Jodi Ruta, a veteran school bus driver and the force behind a new safety campaign says the Manitoba rollover hit close to home for her. Having experienced a previous collision behind the wheel, Ruta has seen the chaotic reality of an impact first-hand. She argues that relying solely on vehicle size and padded seats ignores the violent physics of highway accidents, leaving children vulnerable.
“When you’re behind the wheel of a bus, you realize that padding isn’t enough when a vehicle actually rolls over. We need more protection for the kids,” says Ruta.
The baseline safety of student transit is being challenged by worsening conditions on Canadian roadways. According to the latest finalized national collision data from Transport Canada, traffic risks are actively climbing; road fatalities recently spiked to a 10-year high of 1,964 annual deaths, while serious injuries reached a five-year high of 9,261. Historical federal safety records compiled by CBC’s The Fifth Estate reveal that passengers inside the cabin are far from immune, revealing more than 10,000 documented injuries in school bus incidents across Canada over a multi-decade timeline, averaging hundreds of injuries per year inside the vehicle cabin.
The Manitoba incident accelerated legislative discussions. In the province, lawmakers started looking at provincial frameworks, with some political leaders tabling bills to mandate three-point passenger seatbelts on all newly manufactured school buses. Similar conversations are happening at community levels in Ontario and other provinces, where localized pilot programs testing seatbelts yielded positive feedback regarding student behaviour and peace of mind for drivers.

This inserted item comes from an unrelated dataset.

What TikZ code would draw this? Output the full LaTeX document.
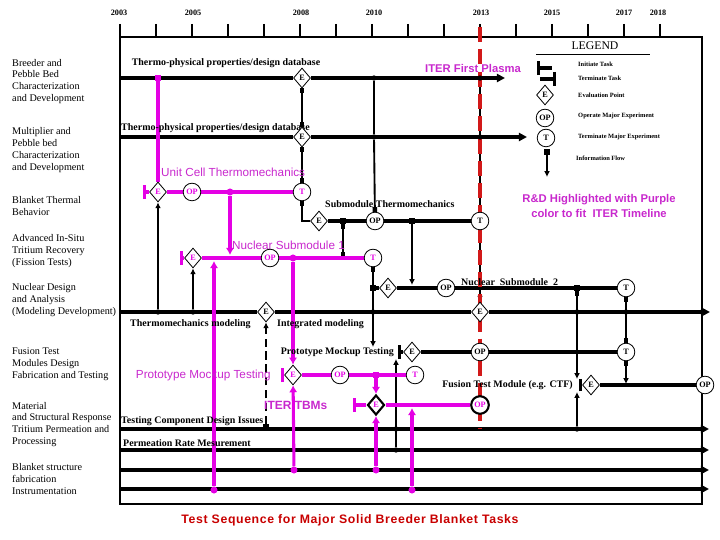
\documentclass[tikz,border=0pt]{standalone}
\usepackage{fontspec}
\setmainfont{Liberation Serif}
\newfontfamily\arialfont{Liberation Sans}
\newfontfamily\arialwide[LetterSpace=5]{Liberation Sans}
\usetikzlibrary{shapes.geometric,arrows.meta,positioning,backgrounds}

\definecolor{purp}{RGB}{228,0,228}
\definecolor{purptext}{RGB}{200,40,205}
\definecolor{iterred}{RGB}{210,25,25}
\definecolor{titlered}{RGB}{200,0,0}

\tikzset{
  task/.style={line width=3pt},
  ptask/.style={line width=3pt, purp},
  flow/.style={line width=1.6pt},
  pflow/.style={line width=2.6pt, purp},
  startbar/.style={arrows={Bar[width=12pt,line width=2.5pt]-}},
  endbar/.style={arrows={-Bar[width=12pt,line width=2.5pt]}},
  endarr/.style={arrows={-Triangle[length=7pt,width=7pt]}},
  flowarr/.style={arrows={-Latex[length=5pt,width=5pt]}},
  sqarr/.style={arrows={Square[length=4pt,width=4pt]-Latex[length=5pt,width=5pt]}},
  sqsq/.style={arrows={Square[length=4pt,width=4pt]-Square[length=4pt,width=4pt]}},
  endsq/.style={arrows={-Square[length=4pt,width=4pt]}},
  pflowarr/.style={arrows={-Latex[length=6pt,width=7pt]}},
  evalpt/.style={diamond, draw, fill=white, line width=0.7pt, inner sep=0pt,
    minimum width=14.5pt, minimum height=17pt, font=\bfseries\fontsize{7}{7}\selectfont},
  majexp/.style={circle, draw, fill=white, line width=0.7pt, inner sep=0pt,
    minimum size=15pt, font=\bfseries\fontsize{7}{7}\selectfont},
  pnode/.style={text=purp},
  jdot/.style={circle, fill, inner sep=0pt, minimum size=4.5pt},
  pdot/.style={circle, fill=purp, inner sep=0pt, minimum size=6pt},
  jsq/.style={rectangle, fill, inner sep=0pt, minimum size=4.5pt},
  catlabel/.style={anchor=west, align=left, inner sep=0pt, font=\fontsize{8.7}{10.2}\selectfont},
  tasklabel/.style={inner sep=0pt, font=\bfseries\fontsize{8.5}{9}\selectfont},
  rdlabel/.style={inner sep=0pt, text=purptext, font=\arialfont\fontsize{10}{12}\selectfont},
  rdbold/.style={inner sep=0pt, text=purptext, font=\arialfont\bfseries\fontsize{9.6}{13}\selectfont},
  legtext/.style={anchor=west, inner sep=0pt, font=\bfseries\fontsize{5.5}{6}\selectfont},
  yearlabel/.style={inner sep=0pt, font=\bfseries\fontsize{7}{7}\selectfont},
}

\begin{document}
\begin{tikzpicture}[x=0.03cm, y=-0.03cm]
\useasboundingbox (0,0) rectangle (720,540);

% Years along the top
\foreach \yr/\xx in {2003/119,2005/193,2008/301,2010/374,2013/481,2015/552,2017/624,2018/658}
  \node[yearlabel] (yr\yr) at (\xx,13) {\yr};

% Task areas down the left side
\node[catlabel] (cat1) at (12,81.5) {Breeder and\\Pebble Bed\\Characterization\\and Development};
\node[catlabel] (cat2) at (12,150) {Multiplier and\\Pebble bed\\Characterization\\and Development};
\node[catlabel] (cat3) at (12,206) {Blanket Thermal\\Behavior};
\node[catlabel] (cat4) at (12,251) {Advanced In-Situ\\Tritium Recovery\\(Fission Tests)};
\node[catlabel] (cat5) at (12,300.5) {Nuclear Design\\and Analysis\\(Modeling Development)};
\node[catlabel] (cat6) at (12,364) {Fusion Test\\Modules Design\\Fabrication and Testing};
\node[catlabel] (cat7) at (12,424.5) {Material\\and Structural Response\\Tritium Permeation and\\Processing};
\node[catlabel] (cat8) at (12,479) {Blanket structure\\fabrication\\Instrumentation};

% Legend
\node[font=\fontsize{10}{10}\selectfont] (legend) at (595,46) {LEGEND};
\coordinate (lgU1) at (536,54); \coordinate (lgU2) at (650,54);
\coordinate (lgI1) at (537,68); \coordinate (lgI2) at (552,68);
\coordinate (lgK1) at (540,79); \coordinate (lgK2) at (556,79);
\node[evalpt] (lgE) at (545,95) {E};
\node[majexp] (lgOP) at (545,118) {OP};
\node[majexp] (lgT) at (546,138) {T};
\node[jsq] (lgF1) at (547,152) {};
\coordinate (lgF2) at (547,177);
\node[legtext] (lgtI) at (578,64) {Initiate Task};
\node[legtext] (lgtK) at (578,78) {Terminate Task};
\node[legtext] (lgtE) at (578,95) {Evaluation Point};
\node[legtext] (lgtOP) at (578,116) {Operate Major Experiment};
\node[legtext] (lgtT) at (578,137) {Terminate Major Experiment};
\node[legtext] (lgtF) at (576,158) {Information Flow};

\node[rdbold] (iterfp) at (473,68) {ITER First Plasma};
\node[rdbold, align=center] (rdnote) at (599,206) {R\&D Highlighted with Purple\\color to fit\ \ ITER Timeline};

% Breeder / pebble bed database
\coordinate (a0) at (120,78);
\coordinate (aend) at (505,78);
\node[tasklabel] (aL) at (226,63) {Thermo-physical properties/design database};
\node[evalpt] (aE) at (302,78) {E};
\node[jdot] (aj1) at (374,78) {};
\node[jdot] (aj2) at (480,78) {};
\node[jsq, purp] (aP) at (158,78) {};

% Multiplier database
\coordinate (b0) at (120,137);
\coordinate (bend) at (527,137);
\node[tasklabel, anchor=west] (bL) at (121,128) {Thermo-physical properties/design database};
\node[evalpt] (bE) at (302,137) {E};
\node[jdot] (bj1) at (374,137) {};
\node[jdot] (bj2) at (480,137) {};

% Unit cell (purple)
\coordinate (u0) at (143,192);
\node[rdlabel, anchor=west] (uL) at (161,172) {Unit Cell Thermomechanics};
\node[evalpt, pnode] (uE) at (158,192) {E};
\node[majexp, pnode] (uOP) at (192,192) {OP};
\node[pdot] (uJ) at (230,192) {};
\node[majexp, pnode] (uT) at (302,192) {T};

% Submodule thermomechanics
\coordinate (sC) at (302,221);
\node[tasklabel, anchor=west] (sL) at (325,204) {Submodule Thermomechanics};
\node[evalpt] (sE) at (319,221) {E};
\node[majexp] (sOP) at (375,221) {OP};
\node[majexp] (sT) at (480,221) {T};
\node[jsq] (sJ1) at (343,221) {};
\node[jsq] (sJ2) at (412,221) {};

% Nuclear submodule 1 (purple)
\coordinate (n10) at (180,258);
\coordinate (n1A) at (230,255);
\coordinate (n1B) at (214,261);
\coordinate (n1C) at (343,257);
\node[rdlabel, anchor=west] (n1L) at (232,245) {Nuclear Submodule 1};
\node[evalpt, pnode] (n1E) at (193,258) {E};
\node[majexp, pnode] (n1OP) at (270,258) {OP};
\node[pdot] (n1J) at (293,258) {};
\node[majexp, pnode] (n1T) at (373,258) {T};

% Nuclear submodule 2
\coordinate (n2A) at (412,285);
\node[tasklabel, anchor=base west] (n2L) at (461,286) {Nuclear\ \ Submodule\ \ 2};
\node[jsq] (n2S) at (373,288) {};
\node[evalpt] (n2E) at (388,288) {E};
\node[majexp] (n2OP) at (446,288) {OP};
\node[jsq] (n2J) at (577,288) {};
\node[majexp] (n2T) at (626,288) {T};

% Nuclear design line
\coordinate (d0) at (120,312);
\coordinate (dend) at (710,312);
\node[tasklabel, anchor=west] (dL1) at (130,324) {Thermomechanics modeling};
\node[tasklabel, anchor=west] (dL2) at (277,324) {Integrated modeling};
\node[evalpt] (dE1) at (266,312) {E};
\node[evalpt] (dE2) at (480,312) {E};
\node[jdot] (dJ1) at (158,312) {};
\node[jdot] (dJ2) at (193,312) {};
\node[jdot] (dJ3) at (373,312) {};
\node[jdot] (dJ4) at (577,312) {};
\node[jdot] (dJ5) at (626,312) {};
\node[jdot] (dJ6) at (702,312) {};

% Prototype mockup testing (black)
\coordinate (p0) at (398,352);
\coordinate (pArr) at (373,347);
\coordinate (pUp) at (396,359);
\node[tasklabel, anchor=east] (pL) at (394,352) {Prototype Mockup Testing};
\node[evalpt] (pE) at (412,352) {E};
\node[majexp] (pOP) at (480,352) {OP};
\node[majexp] (pT) at (626,352) {T};

% Prototype mockup testing (purple)
\coordinate (pp0) at (281,375);
\node[rdlabel, anchor=east] (ppL) at (271,375) {Prototype Mockup Testing};
\node[evalpt, pnode] (ppE) at (293,375) {E};
\node[majexp, pnode] (ppOP) at (340,375) {OP};
\node[jsq, purp] (ppJ) at (376,375) {};
\node[majexp, pnode] (ppT) at (415,375) {T};

% Fusion test module
\coordinate (f0) at (579,385);
\coordinate (fA) at (577,379);
\coordinate (fB) at (577,392);
\coordinate (fC) at (626,384);
\node[tasklabel, anchor=east] (fL) at (573,385) {Fusion Test Module (e.g. CTF)};
\node[evalpt] (fE) at (591,385) {E};
\node[majexp] (fOP) at (705,385) {OP};

% ITER TBMs (purple)
\coordinate (t0) at (353,405);
\coordinate (tA) at (412,408);
\node[rdbold, font=\arialfont\bfseries\fontsize{10.2}{11}\selectfont, anchor=west] (tL) at (264,405) {ITER TBMs};
\node[evalpt, pnode, line width=1.8pt] (tE) at (376,405) {E};
\node[majexp, pnode, line width=1.8pt] (tOP) at (480,405) {OP};

% Materials, fabrication rows
\node[tasklabel, anchor=west] (mL1) at (121,421) {Testing Component Design Issues};
\node[tasklabel, anchor=west] (mL2) at (123,443) {Permeation Rate Mesurement};
\node[jsq] (mS) at (266,427) {};
\node[jdot] (mJ1) at (396,429) {};
\node[jdot] (mJ2) at (396,450) {};
\node[jdot] (mJ3) at (577,429) {};
\node[jdot] (mJ4) at (702,429) {};
\node[pdot] (mP0) at (214,490) {};
\node[pdot] (mP1) at (294,470) {};
\node[pdot] (mP2) at (376,470) {};
\node[pdot] (mP3) at (412,490) {};
\coordinate (redTop) at (480,27);
\coordinate (redBot) at (480,428);

\node[font=\arialwide\bfseries\fontsize{10.5}{12}\selectfont, text=titlered] (title) at (350,520) {Test Sequence for Major Solid Breeder Blanket Tasks};

\begin{pgfonlayer}{background}
% frame and year ticks
\draw[line width=2.4pt] (120,37) rectangle (702,504);
\foreach \i in {0,...,15}
  \draw[line width=2.4pt] (120+36*\i,24) -- (120+36*\i,37);
\foreach \yy/\nm in {429/ma,450/mb,470/mc,489/md} {
  \coordinate (\nm0) at (120,\yy);
  \coordinate (\nm1) at (709,\yy);
  \draw[task, endarr] (\nm0) -- (\nm1);
}

% legend symbols
\draw[line width=0.6pt] (lgU1) -- (lgU2);
\draw[task, startbar] (lgI1) -- (lgI2);
\draw[task, endbar] (lgK1) -- (lgK2);
\draw[flow, flowarr] (lgF1) -- (lgF2);

% black task lines
\draw[task] (a0) -- (aE);
\draw[task, endarr] (aE) -- (aend);
\draw[task] (b0) -- (bE);
\draw[task, endarr] (bE) -- (bend);
\draw[task] (sE) -- (sOP) -- (sT);
\draw[task] (n2S) -- (n2E) -- (n2OP) -- (n2T);
\draw[task] (d0) -- (dE1) -- (dE2);
\draw[task, endarr] (dE2) -- (dend);
\draw[task, startbar] (p0) -- (pE);
\draw[task] (pE) -- (pOP) -- (pT);
\draw[task, arrows={Bar[width=11pt,line width=2.5pt]-}] (f0) -- (fE);
\draw[task] (fE) -- (fOP);

% black information flow
\draw[flow, sqsq] (aE) -- (bE);
\draw[flow, sqsq] (bE) -- (uT);
\draw[flow, arrows={Square[length=4pt,width=4pt]-}] (uT) -- (sC) -- (sE);
\draw[flow, endsq] (aj1) -- (bj1) -- (sOP);
\draw[flow, endsq] (aj2) -- (sT);
\draw[flow, sqsq] (sJ1) -- (n1C);
\draw[flow, flowarr] (sJ2) -- (n2A);
\draw[flow, sqarr] (sT) -- (dE2);
\draw[flow, arrows={Square[length=4pt,width=4pt]-}] (n1T) -- (n2S);
\draw[flow, flowarr] (n2S) -- (pArr);
\draw[flow, flowarr] (dJ1) -- (uE);
\draw[flow, flowarr] (dJ2) -- (n1E);
\draw[flow, flowarr, dash pattern=on 7pt off 4pt] (mS) -- (dE1);
\draw[flow, sqsq] (n2T) -- (pT);
\draw[flow, sqarr] (pT) -- (fC);
\draw[flow, sqarr] (n2J) -- (fA);
\draw[flow, flowarr] (mJ3) -- (fB);
\draw[flow, flowarr] (mJ2) -- (pUp);

% purple tasks and flow
\draw[pflow, endsq] (aP) -- (uE);
\draw[ptask, startbar] (u0) -- (uE);
\draw[ptask] (uE) -- (uOP) -- (uT);
\draw[ptask, startbar] (n10) -- (n1E);
\draw[ptask] (n1E) -- (n1OP) -- (n1T);
\draw[ptask, startbar] (pp0) -- (ppE);
\draw[ptask] (ppE) -- (ppOP) -- (ppT);
\draw[ptask, startbar] (t0) -- (tE);
\draw[ptask] (tE) -- (tOP);
\draw[pflow, pflowarr] (uJ) -- (n1A);
\draw[pflow, pflowarr] (mP0) -- (n1B);
\draw[pflow, pflowarr] (n1J) -- (ppE);
\draw[pflow, pflowarr] (mP1) -- (ppE);
\draw[pflow, pflowarr] (ppJ) -- (tE);
\draw[pflow, pflowarr] (mP2) -- (tE);
\draw[pflow, pflowarr] (mP3) -- (tA);

% ITER first plasma
\draw[iterred, line width=4pt, dash pattern=on 13pt off 6pt] (redTop) -- (redBot);
\end{pgfonlayer}

\end{tikzpicture}
\end{document}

Despite public demand, changing outdated transportation policies faces bureaucratic and financial challenges. Historically, transport authorities hesitated to mandate seatbelts, citing the cost of retrofitting existing fleets and the operational challenges of ensuring young children stay properly buckled without distracting the driver. There are also lingering concerns from older studies suggesting that improperly worn lap belts could cause abdominal or neck injuries.

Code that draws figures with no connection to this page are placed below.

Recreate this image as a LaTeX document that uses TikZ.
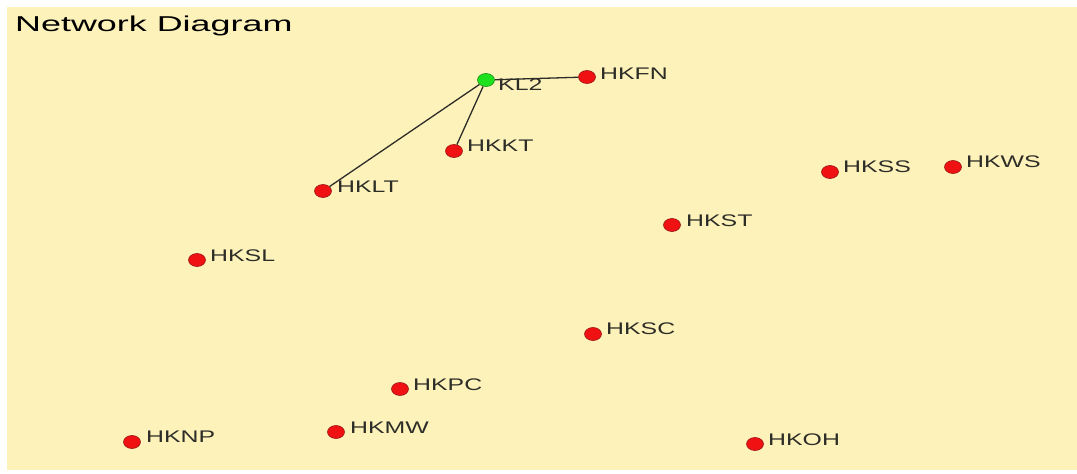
\documentclass[tikz,border=0pt]{standalone}
\usepackage{fontspec}
\setmainfont{Liberation Sans}
\usetikzlibrary{shapes.geometric}
\definecolor{bg}{RGB}{254,242,187}
\definecolor{nodered}{RGB}{240,18,18}
\definecolor{redline}{RGB}{150,20,20}
\definecolor{nodegreen}{RGB}{30,225,30}
\definecolor{greenline}{RGB}{20,140,20}
\definecolor{labelgray}{RGB}{45,45,40}
\definecolor{edgegray}{RGB}{45,45,40}
\begin{document}
\begin{tikzpicture}[x=1pt,y=-1pt,
  dot/.style={ellipse, draw=redline, line width=0.6pt, fill=nodered, minimum width=17pt, minimum height=13pt, inner sep=0pt},
  gdot/.style={dot, draw=greenline, fill=nodegreen},
  lbl/.style={anchor=west, text=labelgray, inner sep=0pt, font=\fontsize{16.8}{18}\selectfont},
  edge/.style={draw=edgegray, line width=1.3pt}]
\useasboundingbox (0,0) rectangle (1077,474);
\fill[bg] (7,7) rectangle (1077,470);
\node[anchor=west, inner sep=0pt, text=black, font=\fontsize{21.5}{24}\selectfont] (title) at (15,26) {\scalebox{1.67}[1]{Network Diagram}};
% nodes
\node[gdot] (kl2) at (486,80) {};
\node[dot] (fn) at (587,77) {};
\node[dot] (kt) at (454,151) {};
\node[dot] (lt) at (323,191) {};
\node[dot] (ss) at (830,172) {};
\node[dot] (ws) at (953,167) {};
\node[dot] (st) at (672,225) {};
\node[dot] (sl) at (197,260) {};
\node[dot] (sc) at (593,334) {};
\node[dot] (pc) at (400,389) {};
\node[dot] (np) at (132,442) {};
\node[dot] (mw) at (336,432) {};
\node[dot] (oh) at (755,444) {};
% edges
\draw[edge] (kl2) -- (fn);
\draw[edge] (kl2) -- (kt);
\draw[edge] (kl2) -- (lt);
% labels
\node[lbl] (lkl2) at (498,85) {\scalebox{1.48}[1]{KL2}};
\node[lbl] (lfn) at (600,74) {\scalebox{1.48}[1]{HKFN}};
\node[lbl] (lkt) at (467,146) {\scalebox{1.48}[1]{HKKT}};
\node[lbl] (llt) at (337,187) {\scalebox{1.48}[1]{HKLT}};
\node[lbl] (lss) at (843,167) {\scalebox{1.48}[1]{HKSS}};
\node[lbl] (lws) at (966,162) {\scalebox{1.48}[1]{HKWS}};
\node[lbl] (lst) at (686,221) {\scalebox{1.48}[1]{HKST}};
\node[lbl] (lsl) at (210,256) {\scalebox{1.48}[1]{HKSL}};
\node[lbl] (lsc) at (606,329) {\scalebox{1.48}[1]{HKSC}};
\node[lbl] (lpc) at (413,385) {\scalebox{1.48}[1]{HKPC}};
\node[lbl] (lnp) at (146,437) {\scalebox{1.48}[1]{HKNP}};
\node[lbl] (lmw) at (350,428) {\scalebox{1.48}[1]{HKMW}};
\node[lbl] (loh) at (768,440) {\scalebox{1.48}[1]{HKOH}};
\end{tikzpicture}
\end{document}
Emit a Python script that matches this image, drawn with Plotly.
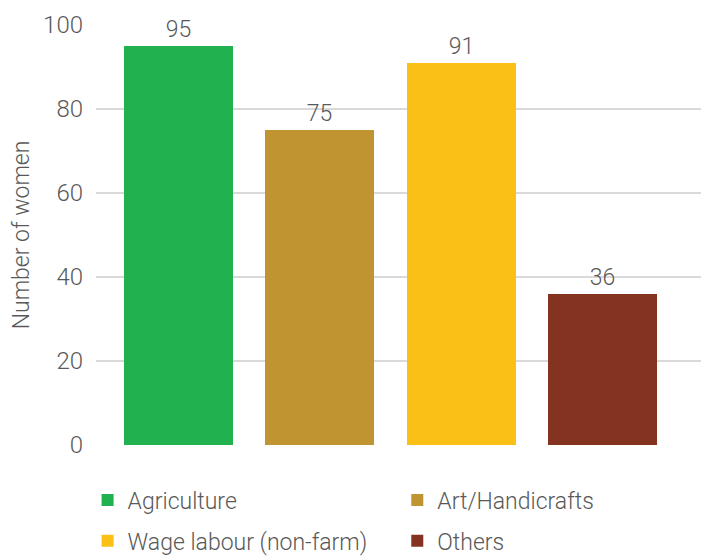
import plotly.graph_objects as go

categories = ["Agriculture", "Art/Handicrafts", "Wage labour (non-farm)", "Others"]
values = [95, 75, 91, 36]
colors = ["#22B14F", "#C09431", "#FBC015", "#83331F"]
legend_ids = ["legend", "legend2", "legend", "legend2"]
y_ticks = [0, 20, 40, 60, 80, 100]

font_family = "Roboto Light, Roboto"
text_color = "#595959"

fig = go.Figure()
for i, (cat, val, col, lg) in enumerate(zip(categories, values, colors, legend_ids)):
    fig.add_trace(go.Bar(
        x=[i], y=[val], name=cat, marker=dict(color=col, line=dict(width=0)),
        width=0.771, text=[str(val)], textposition="outside",
        textfont=dict(family=font_family, size=23, color=text_color, weight=300),
        cliponaxis=False, showlegend=True, legend=lg, legendgroup=cat,
    ))

legend_common = dict(
    orientation="v", xref="paper", yref="container",
    xanchor="left", y=0.141, yanchor="top",
    font=dict(family=font_family, size=23, color=text_color, weight=300),
    itemwidth=30, tracegroupgap=8, bgcolor="rgba(0,0,0,0)",
)

fig.update_layout(
    width=701, height=557,
    margin=dict(l=96, r=0, t=25, b=112),
    paper_bgcolor="white", plot_bgcolor="white",
    font=dict(family=font_family, color=text_color, weight=300),
    bargap=0,
    xaxis=dict(range=[-0.584, 3.697], showticklabels=False, showgrid=False,
               zeroline=False, showline=False, ticks=""),
    yaxis=dict(range=[0, 100], tickvals=y_ticks, showgrid=True,
               gridcolor="#D9D9D9", gridwidth=1.5, zeroline=False,
               tickfont=dict(family=font_family, size=24, color=text_color, weight=300),
               ticklabelstandoff=12,
               title=dict(text="Number of women", standoff=7,
                          font=dict(family=font_family, size=23, color=text_color, weight=300))),
    legend=dict(x=-0.0139, **legend_common),
    legend2=dict(x=0.498, **legend_common),
)

fig.write_html("out.html")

“We aren’t talking about old lap belts anymore. Three-point seatbelts keep kids securely in their seats, which also stops rowdy behavior and lets drivers focus entirely on the road,” says Ruta.
Safety experts point out that objections to seatbelts rely on outdated data. Today’s advocacy focuses on adjustable three-point lap-and-shoulder belts, the exact technology parents legally must use to secure their children in personal vehicles. Additionally, school bus drivers note that seatbelts improve cabin management, keeping students securely seated and reducing dangerous driver distractions.

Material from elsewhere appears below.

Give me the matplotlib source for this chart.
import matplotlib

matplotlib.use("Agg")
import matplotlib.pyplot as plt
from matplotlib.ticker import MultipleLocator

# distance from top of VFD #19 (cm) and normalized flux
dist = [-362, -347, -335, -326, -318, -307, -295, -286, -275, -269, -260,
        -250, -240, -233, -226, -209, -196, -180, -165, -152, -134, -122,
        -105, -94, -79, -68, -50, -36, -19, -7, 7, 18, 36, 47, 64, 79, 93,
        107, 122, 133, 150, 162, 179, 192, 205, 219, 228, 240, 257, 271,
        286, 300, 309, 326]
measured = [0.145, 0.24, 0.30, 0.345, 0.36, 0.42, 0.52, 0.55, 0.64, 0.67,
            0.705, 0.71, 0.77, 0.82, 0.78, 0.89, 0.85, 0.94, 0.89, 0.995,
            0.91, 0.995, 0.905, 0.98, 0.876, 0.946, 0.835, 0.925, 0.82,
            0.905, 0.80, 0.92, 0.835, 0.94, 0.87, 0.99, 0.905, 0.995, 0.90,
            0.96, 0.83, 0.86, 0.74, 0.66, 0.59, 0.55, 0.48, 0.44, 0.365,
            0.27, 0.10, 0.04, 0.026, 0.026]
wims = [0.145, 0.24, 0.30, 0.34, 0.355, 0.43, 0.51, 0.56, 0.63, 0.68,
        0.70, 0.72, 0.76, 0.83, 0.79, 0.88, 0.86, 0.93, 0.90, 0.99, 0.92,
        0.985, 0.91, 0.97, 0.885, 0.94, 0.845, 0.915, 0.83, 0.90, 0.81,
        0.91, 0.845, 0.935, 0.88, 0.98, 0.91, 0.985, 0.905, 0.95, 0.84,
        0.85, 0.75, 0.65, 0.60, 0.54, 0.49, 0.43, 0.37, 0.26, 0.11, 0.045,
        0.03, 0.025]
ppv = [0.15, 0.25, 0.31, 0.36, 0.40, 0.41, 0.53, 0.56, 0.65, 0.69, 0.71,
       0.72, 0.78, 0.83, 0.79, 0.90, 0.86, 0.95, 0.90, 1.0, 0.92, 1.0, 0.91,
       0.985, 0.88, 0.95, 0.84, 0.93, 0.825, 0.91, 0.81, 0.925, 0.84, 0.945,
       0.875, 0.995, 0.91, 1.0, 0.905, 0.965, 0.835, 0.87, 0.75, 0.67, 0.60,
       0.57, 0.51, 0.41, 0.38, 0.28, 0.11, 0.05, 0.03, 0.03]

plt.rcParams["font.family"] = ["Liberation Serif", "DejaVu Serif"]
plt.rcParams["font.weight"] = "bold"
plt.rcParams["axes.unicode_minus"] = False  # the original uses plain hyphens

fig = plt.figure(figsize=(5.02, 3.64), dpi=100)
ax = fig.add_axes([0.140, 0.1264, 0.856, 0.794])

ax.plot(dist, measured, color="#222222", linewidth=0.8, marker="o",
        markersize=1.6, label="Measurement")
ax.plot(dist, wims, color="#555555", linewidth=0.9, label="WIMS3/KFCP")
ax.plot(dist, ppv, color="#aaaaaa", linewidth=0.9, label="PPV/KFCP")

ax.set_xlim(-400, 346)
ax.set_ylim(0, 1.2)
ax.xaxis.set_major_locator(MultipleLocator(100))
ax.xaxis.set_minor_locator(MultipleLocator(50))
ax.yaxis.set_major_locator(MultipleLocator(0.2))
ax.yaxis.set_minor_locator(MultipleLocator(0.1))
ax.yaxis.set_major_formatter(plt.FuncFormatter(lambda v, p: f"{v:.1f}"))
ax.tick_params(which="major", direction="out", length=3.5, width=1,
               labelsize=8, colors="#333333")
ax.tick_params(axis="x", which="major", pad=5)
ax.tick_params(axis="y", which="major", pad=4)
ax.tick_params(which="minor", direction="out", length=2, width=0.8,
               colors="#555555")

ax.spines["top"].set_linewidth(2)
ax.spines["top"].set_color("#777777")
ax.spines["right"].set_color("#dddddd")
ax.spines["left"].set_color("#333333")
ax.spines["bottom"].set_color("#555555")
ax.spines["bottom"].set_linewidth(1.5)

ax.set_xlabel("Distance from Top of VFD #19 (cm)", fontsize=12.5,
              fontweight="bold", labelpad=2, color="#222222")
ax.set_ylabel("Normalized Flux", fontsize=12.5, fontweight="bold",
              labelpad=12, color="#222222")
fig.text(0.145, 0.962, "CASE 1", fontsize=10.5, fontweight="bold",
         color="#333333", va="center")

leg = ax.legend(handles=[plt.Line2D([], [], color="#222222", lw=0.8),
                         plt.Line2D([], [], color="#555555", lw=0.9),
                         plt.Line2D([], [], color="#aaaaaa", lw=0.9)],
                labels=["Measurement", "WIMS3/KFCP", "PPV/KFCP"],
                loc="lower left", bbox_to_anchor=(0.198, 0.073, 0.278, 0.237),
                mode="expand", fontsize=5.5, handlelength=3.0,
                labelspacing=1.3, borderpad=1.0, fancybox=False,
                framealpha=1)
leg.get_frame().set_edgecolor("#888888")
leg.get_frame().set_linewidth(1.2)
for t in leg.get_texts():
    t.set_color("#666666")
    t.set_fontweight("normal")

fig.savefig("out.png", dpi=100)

As communities prepare for the upcoming school year, structural changes to student transportation are urgent. Relying on an engineering philosophy established decades ago satisfies old standards but fails families who expect the highest levels of protection for their children.
The choice facing Canadian policymakers is simple: can school buses be made safer? Relying on luck on high-speed highways is an unacceptable strategy. Implementing mandatory three-point seatbelts is a logical evolution in student transit that ensures the peace of mind parents feel when waving goodbye in the morning is justified.